— Start GIVEN DATA —
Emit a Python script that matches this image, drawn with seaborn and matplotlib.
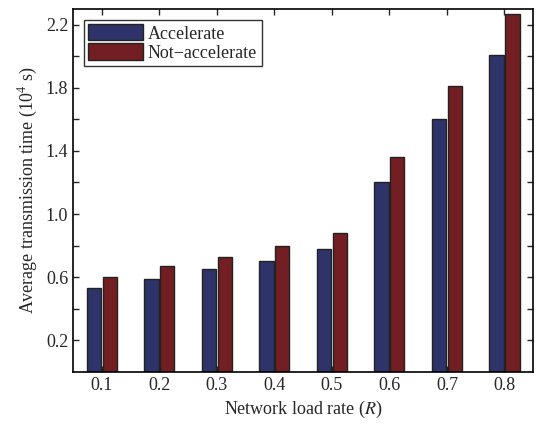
import matplotlib.pyplot as plt
import numpy as np
import pandas as pd
import seaborn as sns

load_rates = ['0.1', '0.2', '0.3', '0.4', '0.5', '0.6', '0.7', '0.8']
accelerate = [0.53, 0.59, 0.65, 0.70, 0.78, 1.20, 1.60, 2.01]
not_accelerate = [0.60, 0.67, 0.73, 0.80, 0.88, 1.36, 1.81, 2.27]
series_names = ['Accelerate', 'Not\u2212accelerate']
colors = ['#2e3469', '#731e22']

df = pd.DataFrame({
    'rate': load_rates * 2,
    'time': accelerate + not_accelerate,
    'method': [series_names[0]] * len(load_rates) + [series_names[1]] * len(load_rates),
})

sns.set_style('ticks')
plt.rcParams['font.family'] = ['Liberation Serif', 'DejaVu Serif']
plt.rcParams['mathtext.fontset'] = 'stix'

fig, ax = plt.subplots(figsize=(5.37, 4.24), dpi=100)
sns.barplot(data=df, x='rate', y='time', hue='method', palette=colors,
            width=0.55, gap=0.1, edgecolor='#222222', linewidth=1.0,
            saturation=1, ax=ax)

ax.set_xlim(-0.5, 7.5)
ax.set_ylim(0, 2.3)
yt = np.arange(0.2, 2.3, 0.2)
ax.set_yticks(yt)
ax.set_yticklabels([f'{v:.1f}' if i % 2 == 0 else '' for i, v in enumerate(yt)])
ax.tick_params(direction='in', top=True, right=True, labelsize=13, length=4, width=1)
for s in ax.spines.values():
    s.set_visible(True)
    s.set_linewidth(1.2)
    s.set_color('black')

ax.set_xlabel('Network load rate ($\\it{R}$)', fontsize=13)
ax.set_ylabel('Average transmission time (10$^4$ s)', fontsize=13)

leg = ax.legend(loc='upper left', fontsize=13, frameon=True, fancybox=False,
                edgecolor='black', handlelength=3.0, handleheight=1.0,
                borderaxespad=0.6, borderpad=0.25, labelspacing=0.05, handletextpad=0.3)
leg.get_frame().set_linewidth(1.0)
leg.set_title(None)

plt.subplots_adjust(left=0.136, right=0.993, top=0.979, bottom=0.123)
plt.savefig('out.png', dpi=100)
— End GIVEN DATA —
INSTRUCTIONS FOR THE TASK> Repeat the lines above exactly, and keep every picture out.

CORRECT RESPONSE>
Emit a Python script that matches this image, drawn with seaborn and matplotlib.
import matplotlib.pyplot as plt
import numpy as np
import pandas as pd
import seaborn as sns

load_rates = ['0.1', '0.2', '0.3', '0.4', '0.5', '0.6', '0.7', '0.8']
accelerate = [0.53, 0.59, 0.65, 0.70, 0.78, 1.20, 1.60, 2.01]
not_accelerate = [0.60, 0.67, 0.73, 0.80, 0.88, 1.36, 1.81, 2.27]
series_names = ['Accelerate', 'Not\u2212accelerate']
colors = ['#2e3469', '#731e22']

df = pd.DataFrame({
    'rate': load_rates * 2,
    'time': accelerate + not_accelerate,
    'method': [series_names[0]] * len(load_rates) + [series_names[1]] * len(load_rates),
})

sns.set_style('ticks')
plt.rcParams['font.family'] = ['Liberation Serif', 'DejaVu Serif']
plt.rcParams['mathtext.fontset'] = 'stix'

fig, ax = plt.subplots(figsize=(5.37, 4.24), dpi=100)
sns.barplot(data=df, x='rate', y='time', hue='method', palette=colors,
            width=0.55, gap=0.1, edgecolor='#222222', linewidth=1.0,
            saturation=1, ax=ax)

ax.set_xlim(-0.5, 7.5)
ax.set_ylim(0, 2.3)
yt = np.arange(0.2, 2.3, 0.2)
ax.set_yticks(yt)
ax.set_yticklabels([f'{v:.1f}' if i % 2 == 0 else '' for i, v in enumerate(yt)])
ax.tick_params(direction='in', top=True, right=True, labelsize=13, length=4, width=1)
for s in ax.spines.values():
    s.set_visible(True)
    s.set_linewidth(1.2)
    s.set_color('black')

ax.set_xlabel('Network load rate ($\\it{R}$)', fontsize=13)
ax.set_ylabel('Average transmission time (10$^4$ s)', fontsize=13)

leg = ax.legend(loc='upper left', fontsize=13, frameon=True, fancybox=False,
                edgecolor='black', handlelength=3.0, handleheight=1.0,
                borderaxespad=0.6, borderpad=0.25, labelspacing=0.05, handletextpad=0.3)
leg.get_frame().set_linewidth(1.0)
leg.set_title(None)

plt.subplots_adjust(left=0.136, right=0.993, top=0.979, bottom=0.123)
plt.savefig('out.png', dpi=100)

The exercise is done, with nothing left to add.